Krita can win some users and contributors as well, maybe even more than The GIMP, which is somewhat limited on Windows due to its multi-window interface that almost requires multiple desktops for any serious work.

Trolltech Released Qt 4.0 (KDE.News)

Posted Jun 29, 2005 23:00 UTC (Wed) by jd (guest, #26381) [Link]

It should be easier than that. All you need to do is reverse-engineer the DLL that handles the underlying window management, write a GPLed clone of it, and have it support the X protocol as a wrapper. Then, you add a new DLL which provides an IBCS wrapper to translate Linux system calls into Windows system calls. Finally, you compile a copy of glibc to use the IBCSed Unix-like API. Then, KDE and friends should run natively without any further changes.

Trolltech Released Qt 4.0 (KDE.News)

Posted Jul 1, 2005 10:40 UTC (Fri) by xoddam (subscriber, #2322) [Link]
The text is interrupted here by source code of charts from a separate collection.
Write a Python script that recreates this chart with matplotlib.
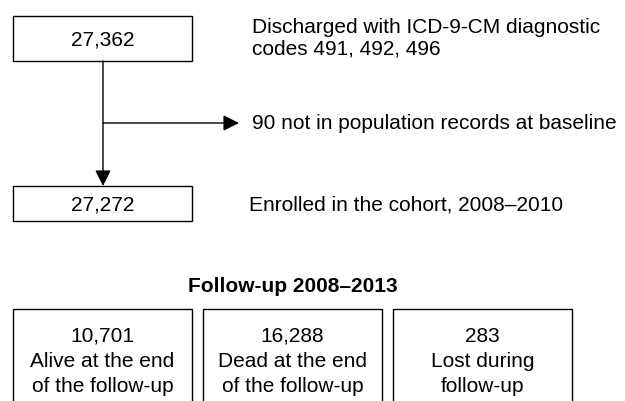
import matplotlib
matplotlib.use('Agg')
from matplotlib import pyplot as plt
from matplotlib.patches import Rectangle

plt.rcParams['font.family'] = ['Liberation Sans', 'DejaVu Sans']

# flow numbers and labels
top_counts = ['27,362', '27,272']
top_notes = ['Discharged with ICD-9-CM diagnostic\ncodes 491, 492, 496',
             'Enrolled in the cohort, 2008\u20132010']
excluded_note = '90 not in population records at baseline'
followup_title = 'Follow-up 2008\u20132013'
outcome_counts = ['10,701', '16,288', '283']
outcome_labels = ['Alive at the end\nof the follow-up',
                  'Dead at the end\nof the follow-up',
                  'Lost during\nfollow-up']

FS = 15
fig = plt.figure(figsize=(6.25, 4.02), dpi=100)
ax = fig.add_axes([0, 0, 1, 1])
ax.set_xlim(0, 625)
ax.set_ylim(402, 0)
ax.axis('off')


def lines(x, y0, txt, step, ha='left', **kw):
    # one text per line, placed by baseline
    for i, ln in enumerate(txt.split('\n')):
        ax.text(x, y0 + i * step, ln, ha=ha, va='baseline', fontsize=FS, **kw)


# top boxes
box_y = [17, 187]
box_h = [45, 35]
cnt_base = [46, 210.5]
note_x = [252, 249]
note_base = [33, 210.5]
for cnt, note, y, h, cb, nx, nb in zip(top_counts, top_notes, box_y, box_h,
                                       cnt_base, note_x, note_base):
    ax.add_patch(Rectangle((13, y), 179, h, fill=False, lw=1, ec='black'))
    ax.text(102.5, cb, cnt, ha='center', va='baseline', fontsize=FS)
    lines(nx, nb, note, 21.5)

arrow = dict(arrowstyle='-|>,head_length=0.8,head_width=0.4', lw=1,
             color='black', mutation_scale=12, shrinkA=0, shrinkB=0)
# main arrow down
ax.annotate('', xy=(103, 187), xytext=(103, 62), arrowprops=arrow)
# side arrow
ax.annotate('', xy=(239, 124), xytext=(103, 124), arrowprops=arrow)
ax.text(252, 129.5, excluded_note, ha='left', va='baseline', fontsize=FS)

# follow-up
ax.text(292.5, 292, followup_title, ha='center', va='baseline', fontsize=FS,
        fontweight='bold')
box_x = [13, 203, 393]
for cnt, lab, x in zip(outcome_counts, outcome_labels, box_x):
    ax.add_patch(Rectangle((x, 310), 179, 110, fill=False, lw=1, ec='black'))
    lines(x + 89.5, 342, cnt + '\n' + lab, 25, ha='center')

fig.savefig('out.png', dpi=100)
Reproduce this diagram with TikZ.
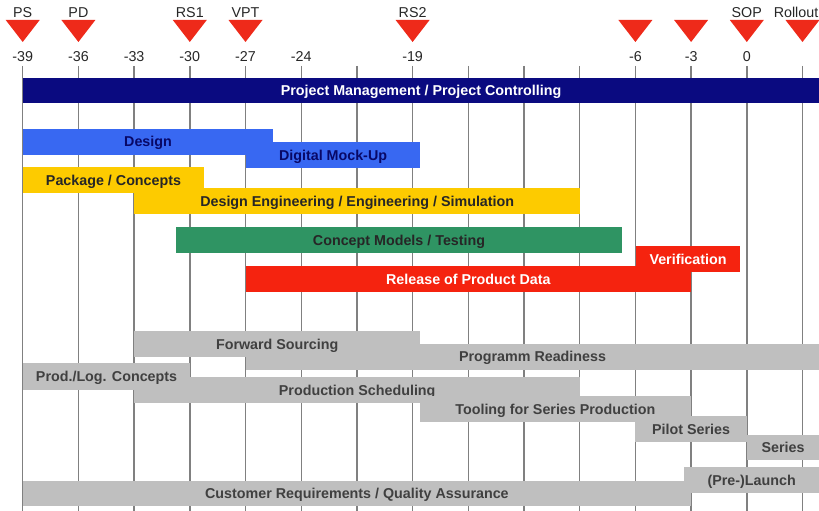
\documentclass[tikz,border=0pt]{standalone}
\usepackage{fontspec}
\setmainfont{Liberation Sans}
\definecolor{pmnavy}{HTML}{0A0A80}
\definecolor{dsblue}{HTML}{3868F2}
\definecolor{pkyellow}{HTML}{FDCB00}
\definecolor{cmgreen}{HTML}{2F9463}
\definecolor{rlred}{HTML}{F5230F}
\definecolor{prgray}{HTML}{BFBFBF}
\definecolor{gridgray}{HTML}{808080}
\definecolor{msred}{HTML}{EE2A1A}
\begin{document}
\begin{tikzpicture}[x=1pt,y=-1pt,
    bar/.style={fill=#1, minimum height=26pt, inner sep=0pt, anchor=north west,
      font=\fontsize{14.3}{16}\selectfont\bfseries, text height=10.3pt, text depth=0pt},
    graybar/.style={bar=prgray, text=black!75},
    gridline/.style={gridgray, line width=1.4pt},
    milestone/.style={fill=msred},
    mslabel/.style={anchor=base, inner sep=0pt, font=\fontsize{14.3}{16}\selectfont, text=black!85}]
    \useasboundingbox (0,0) rectangle (819,511);
    %% month grid
    \foreach \i in {0,...,14}
        \draw[gridline] (22.7+55.7*\i,66) -- (22.7+55.7*\i,511);
    %% month numbers
    \foreach \i/\m in {0/-39,1/-36,2/-33,3/-30,4/-27,5/-24,7/-19,11/-6,12/-3,13/0}
        \node[mslabel] (tick\i) at (22.7+55.7*\i,62) {\m};
    %% milestones
    \foreach \i/\m in {0/PS,1/PD,3/RS1,4/VPT,7/RS2,11/,12/,13/SOP} {
        \fill[milestone] (22.7+55.7*\i-17,20) -- (22.7+55.7*\i+17,20) -- (22.7+55.7*\i,42) -- cycle;
        \node[mslabel] (ms\i) at (22.7+55.7*\i,18) {\m};
    }
    \fill[milestone] (785.5,20) -- (819.5,20) -- (802.5,42) -- cycle;
    \node[mslabel, anchor=base east] (ms14) at (818.5,18) {Rollout};
    %% project management
    \node[bar=pmnavy, text=white, minimum height=25pt, minimum width=796.3pt] (pm) at (22.7,77.5) {Project Management / Project Controlling};
    %% design
    \node[bar=dsblue, text=pmnavy!80!black, minimum width=174.3pt] (dmu) at (245.7,142) {Digital Mock-Up};
    \node[bar=dsblue, text=pmnavy!80!black, minimum width=250.3pt] (design) at (22.7,128.3) {Design};
    %% engineering
    \node[bar=pkyellow, text=black!85, minimum width=446pt] (deng) at (134,188) {Design Engineering / Engineering / Simulation};
    \node[bar=pkyellow, text=black!85, minimum width=181.3pt] (package) at (22.7,166.7) {Package / Concepts};
    \node[bar=cmgreen, text=black!85, minimum width=445.7pt] (concept) at (176,226.7) {Concept Models / Testing};
    %% release
    \node[bar=rlred, text=white, minimum width=104.3pt] (verif) at (635.7,246) {Verification};
    \node[bar=rlred, text=white, minimum width=445pt] (release) at (245.7,265.7) {Release of Product Data};
    %% production
    \node[graybar, minimum width=573.3pt] (readiness) at (245.7,343.3) {Programm Readiness};
    \node[graybar, minimum width=286pt] (sourcing) at (134,331) {Forward Sourcing};
    \node[graybar, minimum width=446pt] (scheduling) at (134,376.7) {Production Scheduling};
    \node[graybar, minimum width=167.3pt, minimum height=27pt] (prodlog) at (22.7,362.7) {Prod./Log. Concepts};
    \node[graybar, minimum width=271.7pt] (tooling) at (419.3,396) {Tooling for Series Production};
    \node[graybar, minimum width=111.7pt] (pilot) at (635,415.7) {Pilot Series};
    \node[graybar, minimum width=72.3pt, minimum height=25pt] (series) at (746.7,435) {Series};
    %% launch
    \node[graybar, minimum width=668pt, minimum height=25pt] (customer) at (22.7,481) {Customer Requirements / Quality Assurance};
    \node[graybar, minimum width=135pt] (launch) at (684,466.7) {(Pre-)Launch};
\end{tikzpicture}
\end{document}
That doesn't sound easy at all. Are you a Troll™?

Building KDE on Qt4 to run on Windows will be a matter of weeding out Windows-incompatible Unix-isms, which should(!) all be concentrated in the lowest-level libraries. Reverse-enginering the Windows 'window management DLL' sounds scary :-).

"... a new DLL which provides an IBCS wrapper to translate Linux system calls into Windows system calls ..."

This is what Cygwin tries to do (without the 'IBCS' buzzword). It's a *hard* problem.

In the meantime Cygwin supports many KDE apps. That's about as 'native' as what you're suggesting.